--- Start of Record extracts ---

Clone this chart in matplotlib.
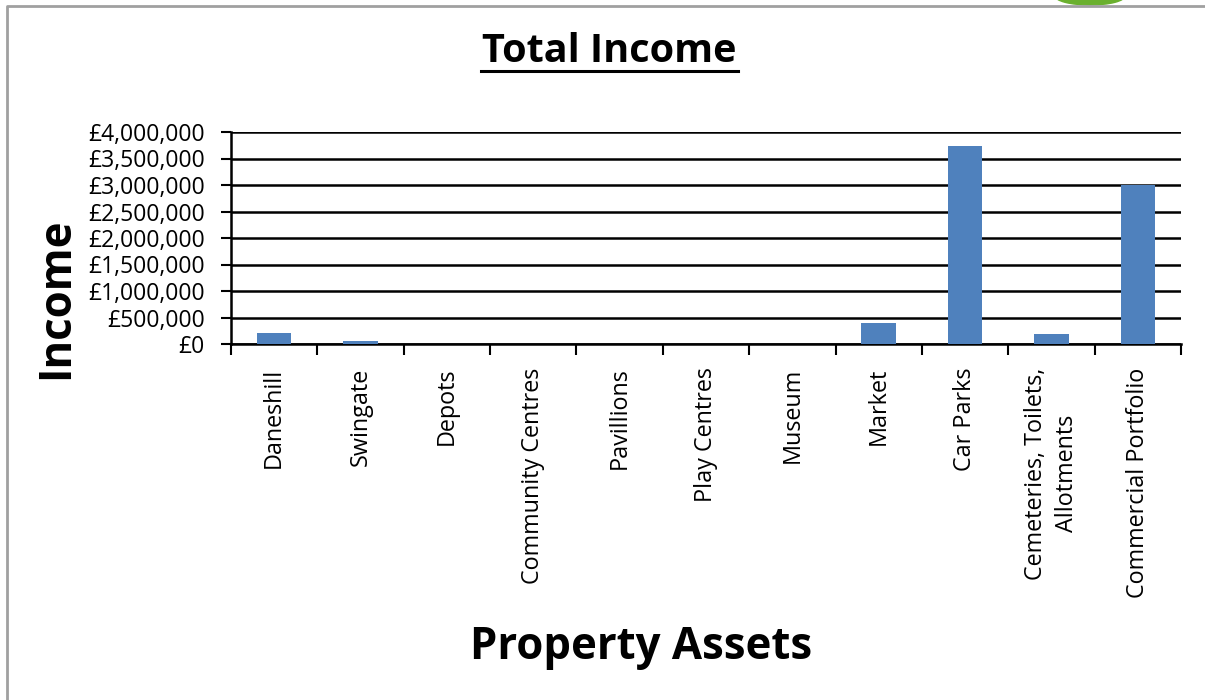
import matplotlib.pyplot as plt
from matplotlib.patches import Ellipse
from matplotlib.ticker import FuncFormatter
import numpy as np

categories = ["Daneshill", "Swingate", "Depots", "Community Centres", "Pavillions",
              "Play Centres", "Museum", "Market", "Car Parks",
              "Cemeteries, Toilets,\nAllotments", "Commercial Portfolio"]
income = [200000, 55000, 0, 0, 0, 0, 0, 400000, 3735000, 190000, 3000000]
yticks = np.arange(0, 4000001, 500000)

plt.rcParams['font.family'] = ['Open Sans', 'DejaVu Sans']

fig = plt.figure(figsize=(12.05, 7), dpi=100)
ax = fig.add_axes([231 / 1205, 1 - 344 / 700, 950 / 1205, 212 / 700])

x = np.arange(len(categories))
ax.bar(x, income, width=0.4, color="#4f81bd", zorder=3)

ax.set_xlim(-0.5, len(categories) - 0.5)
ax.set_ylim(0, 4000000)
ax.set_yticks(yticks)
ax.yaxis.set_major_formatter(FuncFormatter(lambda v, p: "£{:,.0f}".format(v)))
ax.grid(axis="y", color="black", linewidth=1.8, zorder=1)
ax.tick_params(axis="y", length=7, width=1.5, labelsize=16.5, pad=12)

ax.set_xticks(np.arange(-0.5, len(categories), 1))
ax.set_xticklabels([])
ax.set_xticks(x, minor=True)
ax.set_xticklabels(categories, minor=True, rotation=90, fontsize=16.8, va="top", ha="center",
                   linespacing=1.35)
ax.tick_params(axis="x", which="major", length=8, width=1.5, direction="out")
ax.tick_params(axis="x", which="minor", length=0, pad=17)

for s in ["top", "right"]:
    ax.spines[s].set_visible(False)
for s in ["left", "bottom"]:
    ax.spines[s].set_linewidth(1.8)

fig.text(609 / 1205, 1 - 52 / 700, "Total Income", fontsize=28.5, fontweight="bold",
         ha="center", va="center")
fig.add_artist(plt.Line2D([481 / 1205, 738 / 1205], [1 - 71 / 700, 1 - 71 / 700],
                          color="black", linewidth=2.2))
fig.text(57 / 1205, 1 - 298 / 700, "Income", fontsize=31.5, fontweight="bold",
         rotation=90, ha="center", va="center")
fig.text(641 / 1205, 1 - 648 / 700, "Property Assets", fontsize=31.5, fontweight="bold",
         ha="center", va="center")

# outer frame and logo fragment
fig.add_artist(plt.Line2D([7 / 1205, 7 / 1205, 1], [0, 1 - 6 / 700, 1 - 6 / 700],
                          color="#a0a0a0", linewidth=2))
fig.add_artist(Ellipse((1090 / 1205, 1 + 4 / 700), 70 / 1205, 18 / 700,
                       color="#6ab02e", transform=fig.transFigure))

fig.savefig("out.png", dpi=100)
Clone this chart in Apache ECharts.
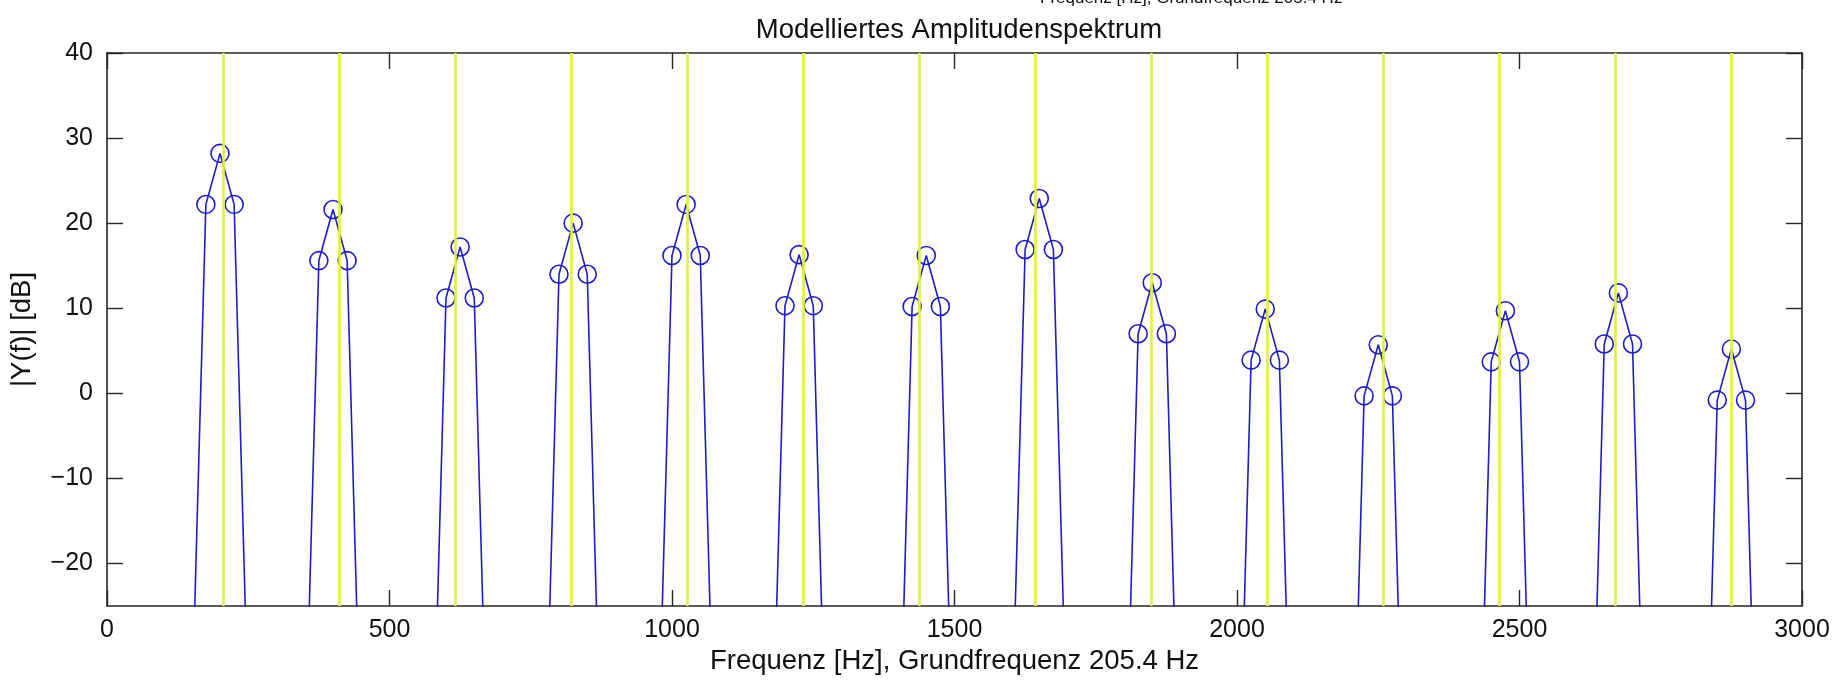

--- End of Record extracts ---

◆ What you need to do
Could the lines from the top of the material through the line with "import numpy as np" be repeated exactly, pictures left out?

◆ Solution for this problem
Clone this chart in matplotlib.
import matplotlib.pyplot as plt
from matplotlib.patches import Ellipse
from matplotlib.ticker import FuncFormatter
import numpy as np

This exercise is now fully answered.